By Cole Parkinson
With the Christmas season now behind us, the Municipal District of Taber Regional Enforcement Services were in M.D. council chambers to give an update to how their December went.
During the M.D.’s regular meeting on Jan. 25, councillors were given some stats about how busy the program was over the entirety of last month.
Over the time of Dec. 1 to Dec. 31, the CPO’s had 28 calls for service and 97 total community calls.
One of the biggest things the peace officers accomplished during the holiday season was completing check stops across the M.D. region.
“Our peace officers did do five check stops, that number always looks really funny. They did five days of check stops, so it might be counted as one check stop but in reality the potential of that check stop being multiple locations throughout the M.D. occurred that day,” said Kirk Hughes, development and community safety officer for the M.D. of Taber.
Even with the holidays over the officers have continued to set up check stops in the area, which has seen a big success for the group.
“On Sunday (Jan. 21) we did a check stop, joint with RCMP Traffic Services and Alberta Sheriffs, they stopped over 500 vehicles. That’s one check stop over one day, that’s how effective these check stops are,” added Hughes.
When the CPO’s did run check stops last month, they noticed that many of the cars they stopped had designated drivers.
With the season comes parties and in the past they have seen plenty of impaired drivers but this year seemed different as they rarely ran into that problem.
With the the lack of impaired drivers, the enforcement services staff is hopeful that the message of not drinking and driving will continue to pay off throughout 2018.

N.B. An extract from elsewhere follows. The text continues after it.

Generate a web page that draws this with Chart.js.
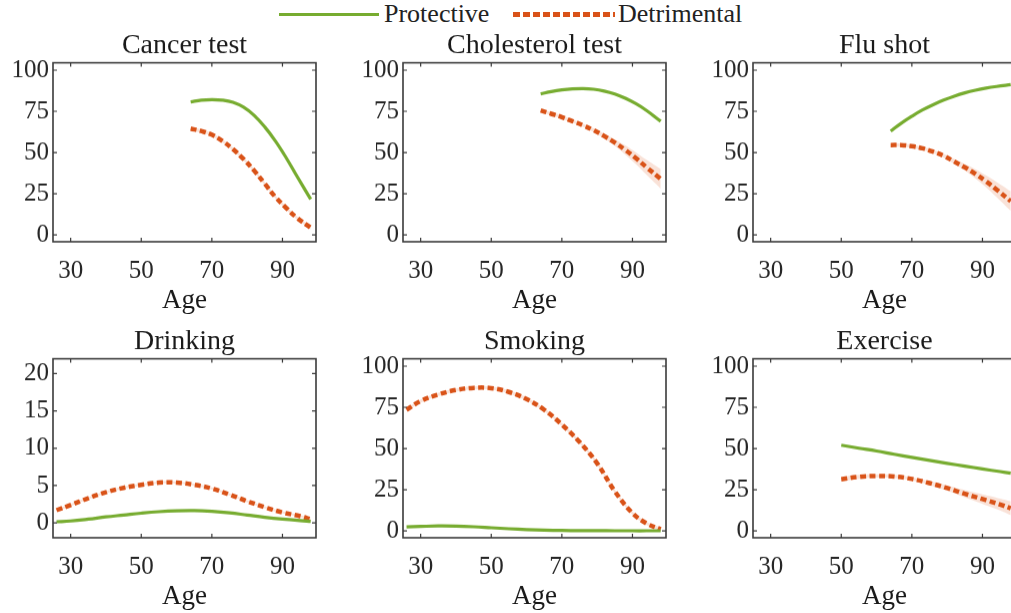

“A considerable amount of vehicles were stopped and only a handful of alcohol violations occurred. The message and the educational component of drinking and driving seems to be filtering into a lot of different areas that we’re on the roads and we’re checking for impaired driving,” said Hughes.
Hughes also added that he himself noticed, during the checkstops he participated in, many vehicles that stopped had a designated driver at the wheel.
“Officers reported, and I did a few check stops myself, it wasn’t uncommon to stop a vehicle and everybody was probably intoxicated except the driver. That message, forethought and planning has occurred and that’s exactly what we wanted to see.”
Another big task the CPO’s took on was patrolling rural roads across the entirety of the M.D. looking for stranded vehicles during the incredible cold streak that hit at the end of the year.
The report stated the officers reported helping several stranded motorists during the month of December.
On top of the work they did in the M.D., the two community peace officers also had a chance to re-up some of their training as they prepare for a busy 2018.
Officers Dana Butler and Henry Peters both had a busy December.
The two completed a number of different training including their re-certification in defensive baton and pepper spray, certification in the use of shotgun and they completed training in the administration of NARCAN, an antidote for overdoses due to opioids.
On top of all of the training and regular patrolling, they also hit plenty of schools and Christmas parties.
Now their focus shifts to the task at hand as 2018 looks to continue to be a hectic time for the program.